Day 20 Consider Yourself Warned
I’ve reached that stage in an exercise program where my body has reached a plateau, neither improving (as far as I can tell) nor leaving me in a limp puddle of humiliation after a class.
Now, they tell me, it becomes a mental challenge.
NOW it becomes mentally challenging?? I don’t know what that means, exactly. From day one, it’s been a mental challenge to stay in posture when my hamstrings are screaming. It’s a mental challenge just to get to class every day. It’s a social situation, which automatically makes it mental challenging for me. And NOW it’s getting started??
I’m scared.
But I have noticed one thing, and maybe this is what they’re talking about. I’m pretty damn proud of myself. Yessiree, bob, I’ve made it 20 days in a row. Yup, lotta sweat. Lotta laundry.
And I’m not afraid to talk about it. To wear yoga clothes all day, every day, to be make-up free and proud, to casually practice postures while waiting in bank line-ups. (All part of the social challenge referenced above.)
“You run marathons,” I might comment at a cocktail party. “How nice for you. I,” pause for effect, “do yoga. Bikram yoga. The hot kind. Here, feel my abs. FEEL THEM!”

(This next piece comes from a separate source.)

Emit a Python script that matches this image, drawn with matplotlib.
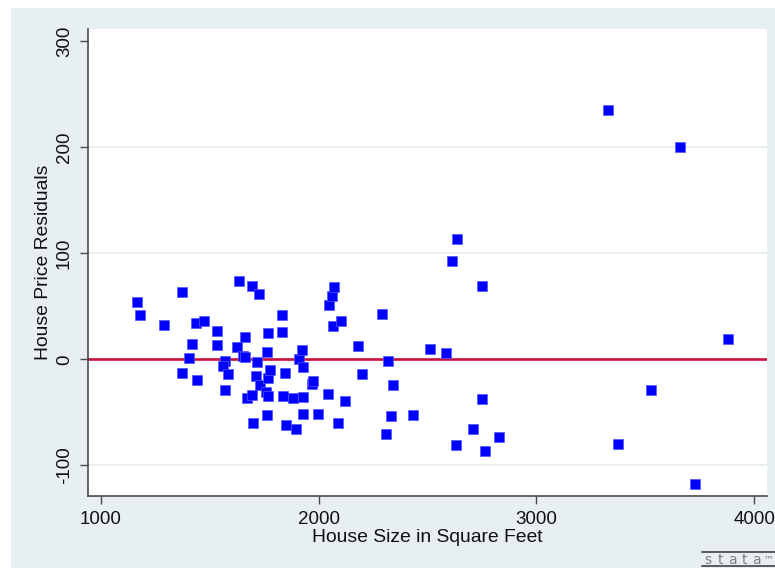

If I’ve had a glass of wine, it can quickly devolve into an anatomy lesson, a sort of reverse sexual assault. Which you’d think would make me popular at parties, but no. Apparently I do something weird with my eyes that frightens people.
Mental challenge, pshaw. It’s a mental challenge every day, just to be me. Bring it on, I say. BRING IT ON!
Day 18 Never Too Late
“Never too sick, never too old, never too broken … to begin again.”
That’s the slogan at my yoga studio. Labouring, as I am, through the murk of a full-blown mid-life crisis, I find it particularly encouraging. Yes, yes, I know what you’re thinking. I look so stable. Normal, even. Well, beneath my mild-mannered exterior pulses the hot, red knowledge of mortality, the running-out of the sand in my hourglass. Like Superman, but with neuroses instead of power.
I look after myself. I’m responsible, vigilant even, some might suggest hypochondriacal, about my health. (I want “I TOLD you I was sick!” carved on my headstone.) I don’t obsess, really, but I pay attention. Just because I didn’t have (fill in the blank) last year, when I complained about that weird pain in my (fill in the blank) doesn’t mean I don’t have it now.
I’m not sick, but some days, I feel old and broken in ways that there simply isn’t time to fix. My life is changing, once more, and I’ve never been particularly good with change. But that’s what life is. Like it or not, it’s all about change.
So I push myself out of my comfort zone, day after day, trying to get my head to my knee, forcing myself to face my aging body, my changing life. It’s hard. Sometimes it hurts.
As Westley said to Buttercup in The Princess Bride, “Life is pain, Highness. Anyone who says differently is selling something.” (Westley was sad when he said that, suffering as he was under the burden of unrequited love, and I’m quite sure he’d adopted a more optimistic outlook by the movie’s end.) Unrequited love or midlife crisis, it’s all temporary. It’ll all change soon.
It’s a good body. It’s a good life. It’s up to me to enjoy them while I can.
Namaste.
Day 14 Sweaty Naked Boys
So a few weeks ago, three young guys tried out a yoga class. You could tell they thought it was a joke; they swaggered into the studio like hockey players, all ripped and cocky, naked but for their under-armours, all “look at me” and “yeah, baby, enjoy the show.” Those of us with a few classes under our belts just smiled in anticipation.
For the record, black under-armours aren’t a completely bad idea. Black just gets blacker when it’s wet. Someone should have warned the guy in white, however.
I adjusted my position so I had a clear view in the mirror. There was gonna be a show, alright.
Within minutes, the pretty naked-boys weren’t smiling quite so hard. They realized that all these middle-aged people were actually fit, and knew how to do stuff that, gosh, was harder than it looked. And geez, it was HOT.
Before long, they weren’t smiling at all. In fact, they looked nauseated and wobbly. White under-armour guy suddenly realized that he was, for all intents and purposes, naked, and didn’t appear too thrilled about it.
By the end of the class, they were all collapsed on their towels, limp and gasping. When it went from interesting to slightly worrisome, to embarrassing, I stopped watching. I didn’t want to bear witness to any stains appearing on those tighty-whities.
The naked-boys haven’t been back. They’re welcome, though. As soon as they’re ready for a real work-out with real hotties.